Extended BNF (EBNF) was developed to work around these restrictions. In EBNF, terminals are in double quotes “”, and non-terminals are written without <>. Rules have the form non-terminal = sequence or non-terminal = sequence | … | sequence, and a period . is used as the terminator for each rule. {p} is used for 0 more occurrences of p, [p] stands for 0 or 1 occurances of p and (p|q|r) stands for exactly one of p, q, or r. However, notation for repetition does not fully specify the parse tree (left or right associativity?).

Syntax diagrams can be used for graphical representations of EBNF rules. Non-terminals are represented in a square/rectangular box, and terminals in round/oval boxes. Sequences and choices are represented by arrows, and the whole diagram is labelled with the left-hand side non-terminal. e.g., for factor → (exp) | “number” .

Semantic Analysis

Semantic analysis is needed to check aspects that are not related to the syntactic form, or that are not easily determined during parsing, e.g., type correctness of expressions and declaration prior to use.

Code Generation and Optimisation

Code generation and optimisation exists to generally transform the annotated syntax tree into some form of intermediate code, typically three-address code or code for a virtual machine (e.g., p-code). Some level of optimisation can be applied here. This intermediate code can then be transformed into instructions for the target mahcine and optimised further.

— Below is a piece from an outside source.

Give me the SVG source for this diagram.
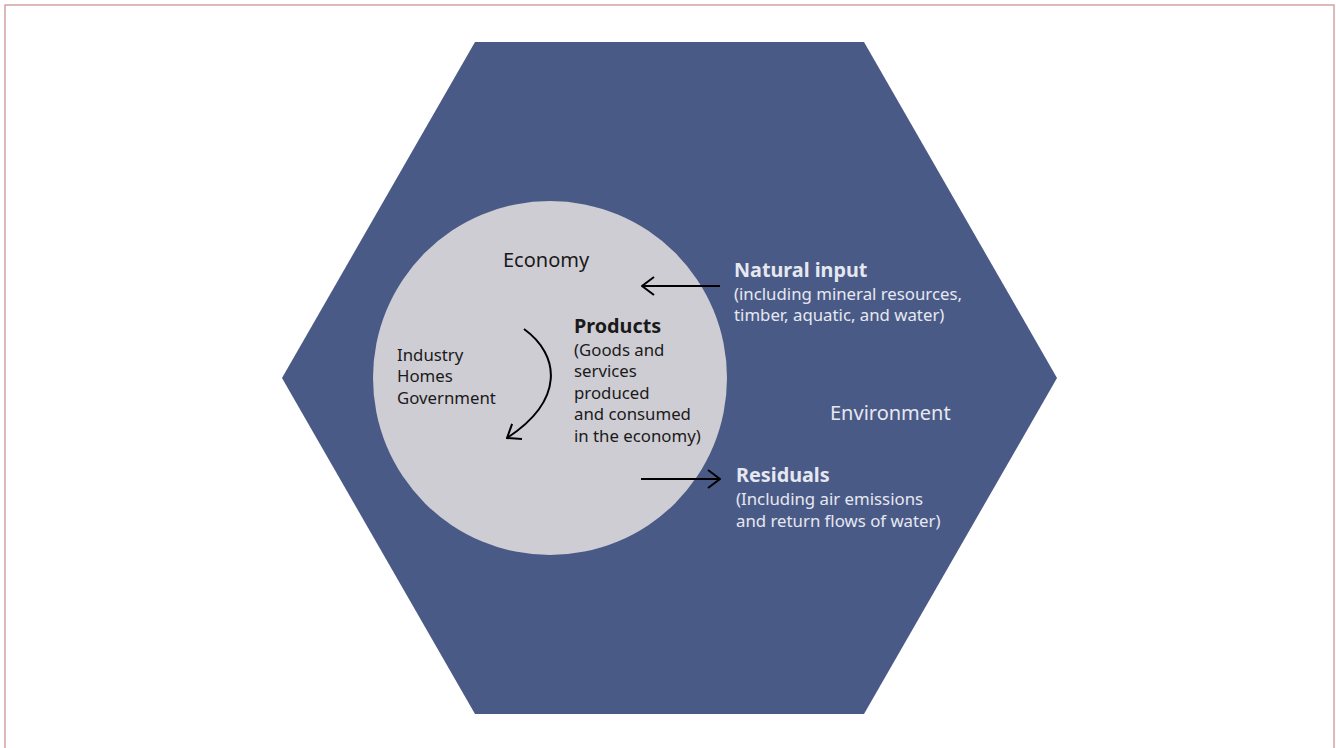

Optimisation is really code improvement, e.g., constant folding (e.g., replace x = 4*4 with x = 16), and also at a target level (e.g., multiplications by powers of 2 replaced by shift level instructions).

Bootstrapping

The idea behind bootstrapping is to write a compiler for a language in a possibly older version or a restricted subset of the language. A “quick and dirty” compiler is then written for that language that runs on some machine, but in a restricted subset or older version.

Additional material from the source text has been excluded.